What to produce
All lines from the beginning of the listing through the line with "from matplotlib.patches import Rectangle" are to be copied word for word; the pictures are not.

Data segment
-*-*-

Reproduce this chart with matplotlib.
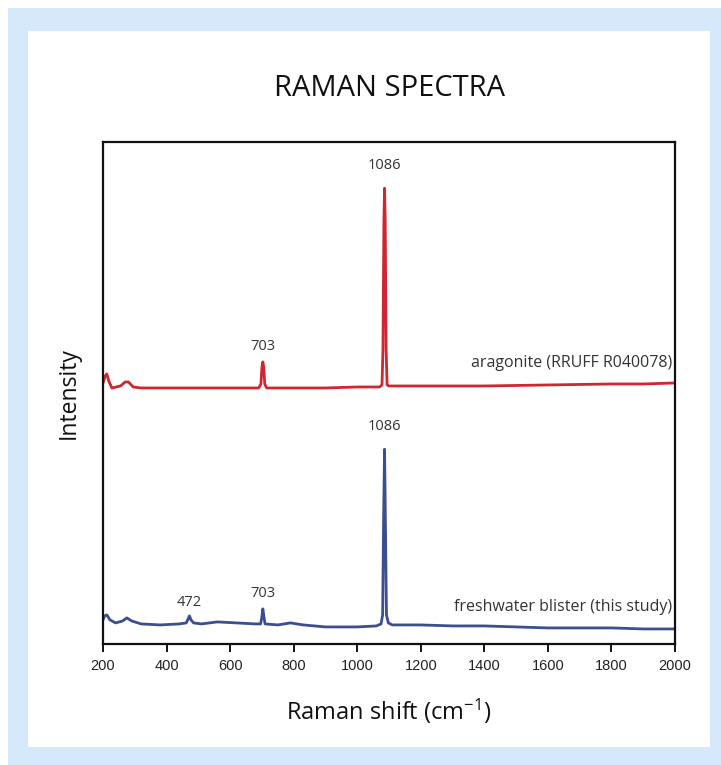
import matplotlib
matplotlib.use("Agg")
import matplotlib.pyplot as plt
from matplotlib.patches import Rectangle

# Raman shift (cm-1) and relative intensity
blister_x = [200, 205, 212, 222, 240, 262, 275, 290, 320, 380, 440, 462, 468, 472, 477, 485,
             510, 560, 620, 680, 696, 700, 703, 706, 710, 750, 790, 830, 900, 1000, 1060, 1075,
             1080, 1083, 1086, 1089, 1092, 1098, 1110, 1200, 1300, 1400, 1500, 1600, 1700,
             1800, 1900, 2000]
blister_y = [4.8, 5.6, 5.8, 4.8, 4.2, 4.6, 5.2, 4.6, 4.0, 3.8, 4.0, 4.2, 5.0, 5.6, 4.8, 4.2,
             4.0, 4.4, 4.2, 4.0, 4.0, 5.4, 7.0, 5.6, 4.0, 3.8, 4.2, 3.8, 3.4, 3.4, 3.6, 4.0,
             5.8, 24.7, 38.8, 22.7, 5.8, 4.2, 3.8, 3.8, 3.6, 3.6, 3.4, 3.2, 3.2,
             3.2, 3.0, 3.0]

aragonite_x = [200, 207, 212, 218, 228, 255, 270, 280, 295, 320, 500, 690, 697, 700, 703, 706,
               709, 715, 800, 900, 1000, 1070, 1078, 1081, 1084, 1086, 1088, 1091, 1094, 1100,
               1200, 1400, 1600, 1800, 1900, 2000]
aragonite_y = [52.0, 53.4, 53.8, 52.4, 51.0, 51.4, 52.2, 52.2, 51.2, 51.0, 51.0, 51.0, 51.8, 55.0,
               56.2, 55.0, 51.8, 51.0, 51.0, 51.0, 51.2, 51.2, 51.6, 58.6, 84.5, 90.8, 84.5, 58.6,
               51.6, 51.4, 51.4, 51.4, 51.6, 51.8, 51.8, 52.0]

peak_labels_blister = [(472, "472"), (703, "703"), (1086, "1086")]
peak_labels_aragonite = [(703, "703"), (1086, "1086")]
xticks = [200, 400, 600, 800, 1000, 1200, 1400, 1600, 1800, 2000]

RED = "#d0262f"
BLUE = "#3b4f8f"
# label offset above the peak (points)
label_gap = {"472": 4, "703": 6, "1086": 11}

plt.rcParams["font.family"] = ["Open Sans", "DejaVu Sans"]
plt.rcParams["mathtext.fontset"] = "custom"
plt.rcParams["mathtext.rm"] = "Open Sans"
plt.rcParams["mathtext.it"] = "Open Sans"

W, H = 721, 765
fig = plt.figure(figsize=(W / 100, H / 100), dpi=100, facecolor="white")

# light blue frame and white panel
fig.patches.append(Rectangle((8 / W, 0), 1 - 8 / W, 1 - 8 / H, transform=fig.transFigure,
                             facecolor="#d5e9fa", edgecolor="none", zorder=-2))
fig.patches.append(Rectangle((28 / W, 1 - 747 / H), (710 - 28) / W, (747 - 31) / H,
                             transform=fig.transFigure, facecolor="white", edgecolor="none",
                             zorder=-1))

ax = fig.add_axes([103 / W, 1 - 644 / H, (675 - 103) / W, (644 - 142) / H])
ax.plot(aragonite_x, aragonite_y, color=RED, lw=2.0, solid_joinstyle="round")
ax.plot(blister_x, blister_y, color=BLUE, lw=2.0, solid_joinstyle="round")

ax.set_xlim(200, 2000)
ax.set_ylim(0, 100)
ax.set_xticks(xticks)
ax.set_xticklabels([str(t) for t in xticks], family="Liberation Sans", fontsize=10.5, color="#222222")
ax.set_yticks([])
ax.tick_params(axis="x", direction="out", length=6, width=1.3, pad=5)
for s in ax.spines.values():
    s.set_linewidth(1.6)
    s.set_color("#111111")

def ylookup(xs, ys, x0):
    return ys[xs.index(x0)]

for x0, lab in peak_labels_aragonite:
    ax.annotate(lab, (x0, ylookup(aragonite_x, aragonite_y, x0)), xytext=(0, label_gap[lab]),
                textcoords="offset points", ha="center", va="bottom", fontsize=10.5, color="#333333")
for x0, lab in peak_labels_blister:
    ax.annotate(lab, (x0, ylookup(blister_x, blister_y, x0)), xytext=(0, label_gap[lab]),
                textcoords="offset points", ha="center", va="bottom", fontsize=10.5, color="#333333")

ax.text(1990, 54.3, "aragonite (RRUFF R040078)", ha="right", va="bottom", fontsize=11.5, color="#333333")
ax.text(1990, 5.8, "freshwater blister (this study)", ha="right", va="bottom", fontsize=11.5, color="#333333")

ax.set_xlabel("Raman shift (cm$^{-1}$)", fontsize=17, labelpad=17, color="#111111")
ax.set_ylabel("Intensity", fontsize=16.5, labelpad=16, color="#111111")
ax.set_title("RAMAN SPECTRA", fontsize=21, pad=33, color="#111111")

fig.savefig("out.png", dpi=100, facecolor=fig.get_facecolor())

-*-*-

Worked answer
Reproduce this chart with matplotlib.
import matplotlib
matplotlib.use("Agg")
import matplotlib.pyplot as plt
from matplotlib.patches import Rectangle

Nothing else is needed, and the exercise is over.